Collect from the data below each line with "this".

* * * *

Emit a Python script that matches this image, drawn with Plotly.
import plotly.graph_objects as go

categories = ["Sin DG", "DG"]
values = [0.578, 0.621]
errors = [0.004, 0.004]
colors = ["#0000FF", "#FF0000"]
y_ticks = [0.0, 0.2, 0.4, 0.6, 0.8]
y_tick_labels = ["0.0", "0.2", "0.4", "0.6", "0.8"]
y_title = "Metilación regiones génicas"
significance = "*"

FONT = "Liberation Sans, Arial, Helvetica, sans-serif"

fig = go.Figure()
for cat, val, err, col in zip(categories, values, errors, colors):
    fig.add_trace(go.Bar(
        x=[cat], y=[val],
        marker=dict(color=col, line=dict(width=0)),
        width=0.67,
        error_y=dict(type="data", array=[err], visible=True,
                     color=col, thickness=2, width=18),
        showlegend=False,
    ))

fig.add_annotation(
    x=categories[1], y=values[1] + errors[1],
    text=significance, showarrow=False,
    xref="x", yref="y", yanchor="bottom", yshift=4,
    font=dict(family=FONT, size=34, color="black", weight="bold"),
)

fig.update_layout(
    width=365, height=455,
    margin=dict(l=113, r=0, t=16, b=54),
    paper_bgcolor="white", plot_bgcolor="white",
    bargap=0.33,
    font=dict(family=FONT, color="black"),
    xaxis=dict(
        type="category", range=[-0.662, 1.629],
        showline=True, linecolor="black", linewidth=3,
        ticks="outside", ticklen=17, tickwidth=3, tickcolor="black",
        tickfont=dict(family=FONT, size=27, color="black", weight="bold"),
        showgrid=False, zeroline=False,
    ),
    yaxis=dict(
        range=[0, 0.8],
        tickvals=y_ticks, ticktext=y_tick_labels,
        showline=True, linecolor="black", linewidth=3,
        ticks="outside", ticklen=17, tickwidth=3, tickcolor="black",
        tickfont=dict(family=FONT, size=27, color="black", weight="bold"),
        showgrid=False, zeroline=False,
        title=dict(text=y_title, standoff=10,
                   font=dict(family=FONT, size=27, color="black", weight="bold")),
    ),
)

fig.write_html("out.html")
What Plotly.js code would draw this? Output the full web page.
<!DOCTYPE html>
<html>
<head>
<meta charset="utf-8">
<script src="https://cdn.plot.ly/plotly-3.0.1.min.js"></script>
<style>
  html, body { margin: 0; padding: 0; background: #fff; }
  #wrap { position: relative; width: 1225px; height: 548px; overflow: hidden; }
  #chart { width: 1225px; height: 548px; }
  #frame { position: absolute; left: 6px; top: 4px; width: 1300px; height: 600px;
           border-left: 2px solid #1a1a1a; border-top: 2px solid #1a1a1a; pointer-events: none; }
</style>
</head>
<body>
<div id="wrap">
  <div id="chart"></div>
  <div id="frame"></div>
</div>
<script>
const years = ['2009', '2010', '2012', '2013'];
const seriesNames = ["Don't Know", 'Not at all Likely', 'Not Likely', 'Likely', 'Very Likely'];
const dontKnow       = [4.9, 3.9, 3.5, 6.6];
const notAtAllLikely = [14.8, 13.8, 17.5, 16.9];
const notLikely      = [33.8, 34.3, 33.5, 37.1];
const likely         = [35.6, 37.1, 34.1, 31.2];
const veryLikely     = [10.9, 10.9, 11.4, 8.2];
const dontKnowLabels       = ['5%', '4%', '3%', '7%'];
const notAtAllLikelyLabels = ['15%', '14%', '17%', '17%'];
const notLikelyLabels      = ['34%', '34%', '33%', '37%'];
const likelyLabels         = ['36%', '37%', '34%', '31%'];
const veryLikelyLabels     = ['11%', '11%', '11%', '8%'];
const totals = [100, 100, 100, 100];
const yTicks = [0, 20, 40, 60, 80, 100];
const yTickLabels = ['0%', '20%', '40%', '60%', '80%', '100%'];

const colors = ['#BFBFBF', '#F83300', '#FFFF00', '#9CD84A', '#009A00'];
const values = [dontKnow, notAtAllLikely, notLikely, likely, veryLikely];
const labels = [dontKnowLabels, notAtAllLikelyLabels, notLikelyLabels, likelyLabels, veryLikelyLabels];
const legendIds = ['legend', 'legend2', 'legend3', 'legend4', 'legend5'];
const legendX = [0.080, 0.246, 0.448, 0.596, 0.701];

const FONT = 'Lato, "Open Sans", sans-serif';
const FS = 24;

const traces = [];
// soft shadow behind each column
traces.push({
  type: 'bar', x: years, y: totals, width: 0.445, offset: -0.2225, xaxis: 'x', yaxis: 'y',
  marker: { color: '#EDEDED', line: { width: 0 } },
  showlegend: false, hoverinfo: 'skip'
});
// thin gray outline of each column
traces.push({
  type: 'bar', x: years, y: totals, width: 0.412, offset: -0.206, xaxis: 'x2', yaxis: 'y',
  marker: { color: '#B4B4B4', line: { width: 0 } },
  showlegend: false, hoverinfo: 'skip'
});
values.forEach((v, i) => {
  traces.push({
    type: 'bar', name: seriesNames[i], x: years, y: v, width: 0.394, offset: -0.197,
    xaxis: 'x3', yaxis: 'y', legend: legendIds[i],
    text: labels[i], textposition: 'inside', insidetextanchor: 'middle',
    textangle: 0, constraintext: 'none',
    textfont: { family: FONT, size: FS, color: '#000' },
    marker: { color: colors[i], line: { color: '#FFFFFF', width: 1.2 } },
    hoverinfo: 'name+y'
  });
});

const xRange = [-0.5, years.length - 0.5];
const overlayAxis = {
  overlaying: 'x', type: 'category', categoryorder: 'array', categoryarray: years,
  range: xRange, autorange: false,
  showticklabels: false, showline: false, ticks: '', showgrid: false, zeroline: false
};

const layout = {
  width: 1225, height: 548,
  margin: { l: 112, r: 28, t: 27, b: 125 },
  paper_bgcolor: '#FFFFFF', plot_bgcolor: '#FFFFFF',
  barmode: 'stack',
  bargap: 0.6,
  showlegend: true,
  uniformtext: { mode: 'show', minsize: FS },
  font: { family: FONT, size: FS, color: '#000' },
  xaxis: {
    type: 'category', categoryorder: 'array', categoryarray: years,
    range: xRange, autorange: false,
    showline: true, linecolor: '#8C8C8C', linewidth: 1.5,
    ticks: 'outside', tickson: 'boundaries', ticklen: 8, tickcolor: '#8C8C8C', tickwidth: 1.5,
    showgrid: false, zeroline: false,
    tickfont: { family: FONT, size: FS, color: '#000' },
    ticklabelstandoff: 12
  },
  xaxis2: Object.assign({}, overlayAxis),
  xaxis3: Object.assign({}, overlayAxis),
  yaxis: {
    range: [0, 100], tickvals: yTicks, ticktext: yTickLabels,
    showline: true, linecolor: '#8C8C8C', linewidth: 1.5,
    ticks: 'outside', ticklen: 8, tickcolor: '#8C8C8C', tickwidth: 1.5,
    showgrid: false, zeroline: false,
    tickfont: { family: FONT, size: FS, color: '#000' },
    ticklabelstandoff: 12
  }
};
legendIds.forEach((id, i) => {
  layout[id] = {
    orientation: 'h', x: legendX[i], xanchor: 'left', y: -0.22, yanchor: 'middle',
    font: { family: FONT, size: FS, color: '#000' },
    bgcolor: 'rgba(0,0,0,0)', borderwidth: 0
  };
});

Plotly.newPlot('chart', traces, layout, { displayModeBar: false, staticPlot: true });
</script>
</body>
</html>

* * * *

## RESULT
Emit a Python script that matches this image, drawn with Plotly.
What Plotly.js code would draw this? Output the full web page.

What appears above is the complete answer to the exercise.